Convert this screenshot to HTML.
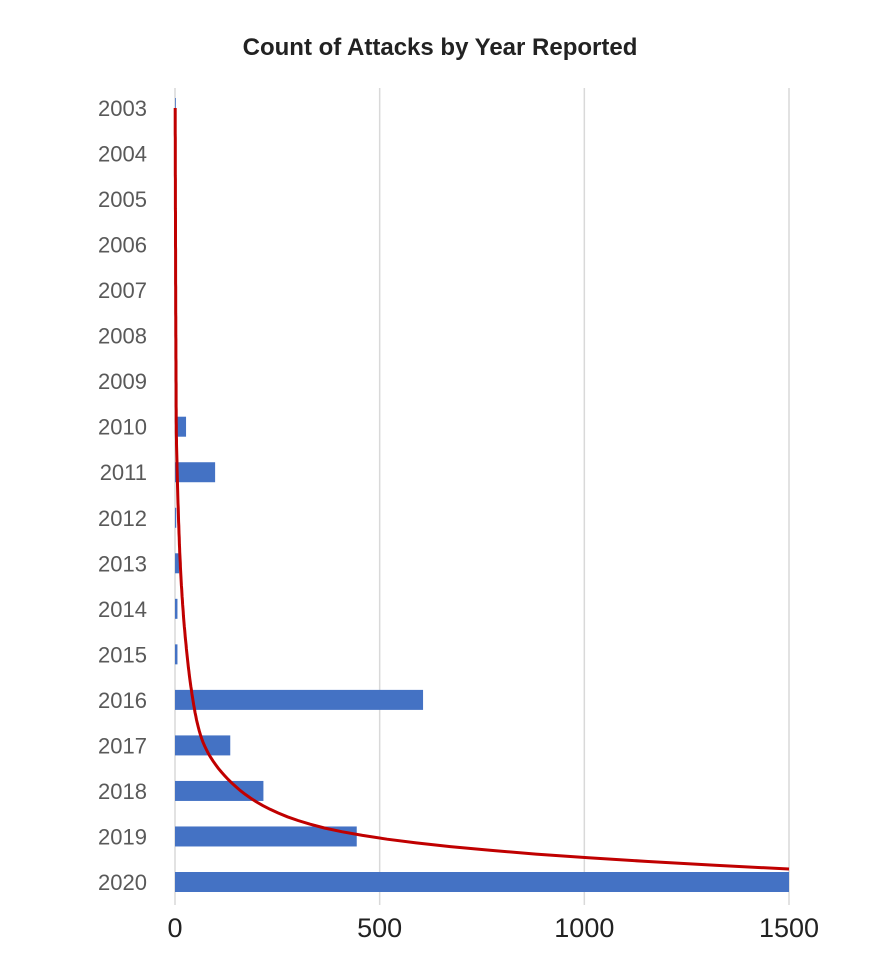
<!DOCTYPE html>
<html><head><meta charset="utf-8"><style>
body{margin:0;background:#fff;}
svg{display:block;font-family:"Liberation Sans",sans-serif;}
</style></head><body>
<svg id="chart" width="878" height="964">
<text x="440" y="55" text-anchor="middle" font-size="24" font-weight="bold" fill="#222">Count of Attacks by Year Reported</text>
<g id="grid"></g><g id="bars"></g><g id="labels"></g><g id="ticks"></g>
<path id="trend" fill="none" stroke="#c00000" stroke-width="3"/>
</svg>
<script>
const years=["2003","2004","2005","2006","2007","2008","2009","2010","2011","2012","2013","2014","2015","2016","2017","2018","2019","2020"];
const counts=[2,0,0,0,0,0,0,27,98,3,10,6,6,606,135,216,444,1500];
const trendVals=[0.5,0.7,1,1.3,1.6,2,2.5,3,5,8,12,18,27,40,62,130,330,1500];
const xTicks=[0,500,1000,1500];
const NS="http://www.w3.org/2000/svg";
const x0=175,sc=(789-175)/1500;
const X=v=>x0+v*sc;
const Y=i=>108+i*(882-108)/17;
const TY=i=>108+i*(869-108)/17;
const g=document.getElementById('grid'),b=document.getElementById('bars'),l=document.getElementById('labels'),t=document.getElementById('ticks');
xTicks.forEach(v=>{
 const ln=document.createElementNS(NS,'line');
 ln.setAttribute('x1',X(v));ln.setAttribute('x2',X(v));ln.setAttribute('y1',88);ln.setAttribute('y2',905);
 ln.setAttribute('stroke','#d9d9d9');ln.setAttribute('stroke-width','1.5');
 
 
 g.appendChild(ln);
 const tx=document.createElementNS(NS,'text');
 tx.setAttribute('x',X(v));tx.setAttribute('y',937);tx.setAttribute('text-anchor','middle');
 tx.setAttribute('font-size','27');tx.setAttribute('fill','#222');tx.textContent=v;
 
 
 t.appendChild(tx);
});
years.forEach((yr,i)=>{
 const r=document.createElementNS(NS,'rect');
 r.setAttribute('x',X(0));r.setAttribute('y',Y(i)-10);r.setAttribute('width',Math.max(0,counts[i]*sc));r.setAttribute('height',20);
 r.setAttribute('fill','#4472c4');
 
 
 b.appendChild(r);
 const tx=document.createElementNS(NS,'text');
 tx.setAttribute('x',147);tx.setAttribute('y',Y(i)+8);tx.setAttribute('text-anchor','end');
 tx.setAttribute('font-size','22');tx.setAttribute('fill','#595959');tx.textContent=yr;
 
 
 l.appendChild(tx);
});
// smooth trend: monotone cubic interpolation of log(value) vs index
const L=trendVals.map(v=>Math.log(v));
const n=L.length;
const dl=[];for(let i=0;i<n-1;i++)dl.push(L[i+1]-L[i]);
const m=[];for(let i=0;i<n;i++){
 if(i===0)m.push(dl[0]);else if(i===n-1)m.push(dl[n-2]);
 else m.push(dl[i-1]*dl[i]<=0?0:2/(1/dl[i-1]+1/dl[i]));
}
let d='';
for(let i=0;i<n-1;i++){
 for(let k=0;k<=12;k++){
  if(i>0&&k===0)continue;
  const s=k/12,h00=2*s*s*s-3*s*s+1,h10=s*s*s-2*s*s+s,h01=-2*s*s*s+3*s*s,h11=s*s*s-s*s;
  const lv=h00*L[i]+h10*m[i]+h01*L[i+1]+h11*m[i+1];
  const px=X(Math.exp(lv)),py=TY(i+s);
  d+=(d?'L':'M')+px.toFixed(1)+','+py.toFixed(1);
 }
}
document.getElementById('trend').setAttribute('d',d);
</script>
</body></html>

◆ ◆ ◆ ◆

**PROBLEM**
Reproduce the listing word for word and omit its pictures.

**EXERCISE SOLUTION**
Convert this screenshot to HTML.
<!DOCTYPE html>
<html><head><meta charset="utf-8"><style>
body{margin:0;background:#fff;}
svg{display:block;font-family:"Liberation Sans",sans-serif;}
</style></head><body>
<svg id="chart" width="878" height="964">
<text x="440" y="55" text-anchor="middle" font-size="24" font-weight="bold" fill="#222">Count of Attacks by Year Reported</text>
<g id="grid"></g><g id="bars"></g><g id="labels"></g><g id="ticks"></g>
<path id="trend" fill="none" stroke="#c00000" stroke-width="3"/>
</svg>
<script>
const years=["2003","2004","2005","2006","2007","2008","2009","2010","2011","2012","2013","2014","2015","2016","2017","2018","2019","2020"];
const counts=[2,0,0,0,0,0,0,27,98,3,10,6,6,606,135,216,444,1500];
const trendVals=[0.5,0.7,1,1.3,1.6,2,2.5,3,5,8,12,18,27,40,62,130,330,1500];
const xTicks=[0,500,1000,1500];
const NS="http://www.w3.org/2000/svg";
const x0=175,sc=(789-175)/1500;
const X=v=>x0+v*sc;
const Y=i=>108+i*(882-108)/17;
const TY=i=>108+i*(869-108)/17;
const g=document.getElementById('grid'),b=document.getElementById('bars'),l=document.getElementById('labels'),t=document.getElementById('ticks');
xTicks.forEach(v=>{
 const ln=document.createElementNS(NS,'line');
 ln.setAttribute('x1',X(v));ln.setAttribute('x2',X(v));ln.setAttribute('y1',88);ln.setAttribute('y2',905);
 ln.setAttribute('stroke','#d9d9d9');ln.setAttribute('stroke-width','1.5');
 
 
 g.appendChild(ln);
 const tx=document.createElementNS(NS,'text');
 tx.setAttribute('x',X(v));tx.setAttribute('y',937);tx.setAttribute('text-anchor','middle');
 tx.setAttribute('font-size','27');tx.setAttribute('fill','#222');tx.textContent=v;
 
 
 t.appendChild(tx);
});
years.forEach((yr,i)=>{
 const r=document.createElementNS(NS,'rect');
 r.setAttribute('x',X(0));r.setAttribute('y',Y(i)-10);r.setAttribute('width',Math.max(0,counts[i]*sc));r.setAttribute('height',20);
 r.setAttribute('fill','#4472c4');
 
 
 b.appendChild(r);
 const tx=document.createElementNS(NS,'text');
 tx.setAttribute('x',147);tx.setAttribute('y',Y(i)+8);tx.setAttribute('text-anchor','end');
 tx.setAttribute('font-size','22');tx.setAttribute('fill','#595959');tx.textContent=yr;
 
 
 l.appendChild(tx);
});
// smooth trend: monotone cubic interpolation of log(value) vs index
const L=trendVals.map(v=>Math.log(v));
const n=L.length;
const dl=[];for(let i=0;i<n-1;i++)dl.push(L[i+1]-L[i]);
const m=[];for(let i=0;i<n;i++){
 if(i===0)m.push(dl[0]);else if(i===n-1)m.push(dl[n-2]);
 else m.push(dl[i-1]*dl[i]<=0?0:2/(1/dl[i-1]+1/dl[i]));
}
let d='';
for(let i=0;i<n-1;i++){
 for(let k=0;k<=12;k++){
  if(i>0&&k===0)continue;
  const s=k/12,h00=2*s*s*s-3*s*s+1,h10=s*s*s-2*s*s+s,h01=-2*s*s*s+3*s*s,h11=s*s*s-s*s;
  const lv=h00*L[i]+h10*m[i]+h01*L[i+1]+h11*m[i+1];
  const px=X(Math.exp(lv)),py=TY(i+s);
  d+=(d?'L':'M')+px.toFixed(1)+','+py.toFixed(1);
 }
}
document.getElementById('trend').setAttribute('d',d);
</script>
</body></html>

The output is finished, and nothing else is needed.